Starting at the first line of the listing below, retype each line up to and including the one that contains "timesteps = list(range(0, 201))". Leave pictures out.
┄┄┄┄┄┄┄┄┄┄
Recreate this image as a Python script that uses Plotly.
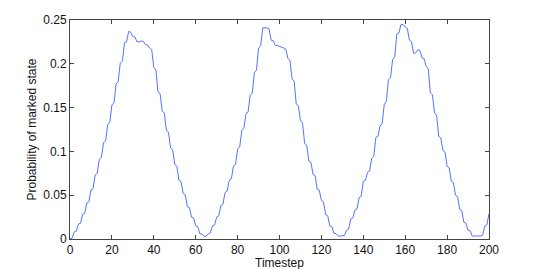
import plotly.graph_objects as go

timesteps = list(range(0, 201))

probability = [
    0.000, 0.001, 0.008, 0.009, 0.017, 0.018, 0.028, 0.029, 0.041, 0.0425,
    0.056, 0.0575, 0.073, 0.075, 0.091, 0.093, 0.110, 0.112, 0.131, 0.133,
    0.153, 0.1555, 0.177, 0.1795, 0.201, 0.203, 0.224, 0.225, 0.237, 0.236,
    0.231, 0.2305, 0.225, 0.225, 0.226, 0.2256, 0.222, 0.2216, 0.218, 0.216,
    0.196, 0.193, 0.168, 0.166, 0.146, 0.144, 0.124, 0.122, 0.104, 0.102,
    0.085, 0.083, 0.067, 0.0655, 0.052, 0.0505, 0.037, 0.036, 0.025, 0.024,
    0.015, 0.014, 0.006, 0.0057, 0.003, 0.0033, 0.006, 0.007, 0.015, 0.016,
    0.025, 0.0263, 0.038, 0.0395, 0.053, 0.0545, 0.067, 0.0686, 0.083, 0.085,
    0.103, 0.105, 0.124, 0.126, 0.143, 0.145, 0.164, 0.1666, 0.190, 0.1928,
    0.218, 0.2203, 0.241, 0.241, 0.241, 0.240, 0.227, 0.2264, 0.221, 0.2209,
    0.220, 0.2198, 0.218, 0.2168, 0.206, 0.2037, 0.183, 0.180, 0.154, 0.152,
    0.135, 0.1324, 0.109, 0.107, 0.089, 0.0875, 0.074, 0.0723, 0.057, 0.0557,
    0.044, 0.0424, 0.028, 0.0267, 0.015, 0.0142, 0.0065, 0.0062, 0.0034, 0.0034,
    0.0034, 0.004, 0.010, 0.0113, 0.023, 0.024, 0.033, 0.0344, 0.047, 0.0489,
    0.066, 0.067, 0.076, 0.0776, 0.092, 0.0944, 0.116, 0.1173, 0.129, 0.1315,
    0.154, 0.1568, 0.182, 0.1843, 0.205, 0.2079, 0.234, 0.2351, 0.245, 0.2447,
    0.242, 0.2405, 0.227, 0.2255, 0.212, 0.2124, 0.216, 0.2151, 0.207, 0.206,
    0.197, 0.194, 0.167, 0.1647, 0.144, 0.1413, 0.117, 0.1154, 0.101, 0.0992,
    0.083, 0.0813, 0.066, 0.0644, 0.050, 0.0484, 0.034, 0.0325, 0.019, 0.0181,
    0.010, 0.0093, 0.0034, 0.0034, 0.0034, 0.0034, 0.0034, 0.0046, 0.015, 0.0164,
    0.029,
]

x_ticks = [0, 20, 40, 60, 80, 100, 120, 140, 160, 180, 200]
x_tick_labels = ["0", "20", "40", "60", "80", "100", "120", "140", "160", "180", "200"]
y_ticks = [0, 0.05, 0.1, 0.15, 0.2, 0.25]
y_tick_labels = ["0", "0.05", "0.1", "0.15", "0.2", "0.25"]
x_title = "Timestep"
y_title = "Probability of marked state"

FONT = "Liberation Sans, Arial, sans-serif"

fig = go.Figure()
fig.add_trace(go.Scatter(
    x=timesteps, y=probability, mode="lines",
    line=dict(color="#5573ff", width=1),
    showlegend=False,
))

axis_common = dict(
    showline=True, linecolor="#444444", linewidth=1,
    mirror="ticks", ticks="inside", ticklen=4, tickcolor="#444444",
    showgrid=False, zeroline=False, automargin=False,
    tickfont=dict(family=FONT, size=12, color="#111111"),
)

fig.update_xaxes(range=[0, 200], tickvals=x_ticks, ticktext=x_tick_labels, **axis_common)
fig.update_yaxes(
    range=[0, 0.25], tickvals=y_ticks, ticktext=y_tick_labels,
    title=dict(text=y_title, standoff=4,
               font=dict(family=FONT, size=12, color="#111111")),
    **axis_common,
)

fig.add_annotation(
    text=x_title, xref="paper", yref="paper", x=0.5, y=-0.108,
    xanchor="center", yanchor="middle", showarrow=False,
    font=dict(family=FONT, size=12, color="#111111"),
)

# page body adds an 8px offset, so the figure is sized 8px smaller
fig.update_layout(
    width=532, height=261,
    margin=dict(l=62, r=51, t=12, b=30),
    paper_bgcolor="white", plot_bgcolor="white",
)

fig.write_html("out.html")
┄┄┄┄┄┄┄┄┄┄
__Result of the task__.
Recreate this image as a Python script that uses Plotly.
import plotly.graph_objects as go

timesteps = list(range(0, 201))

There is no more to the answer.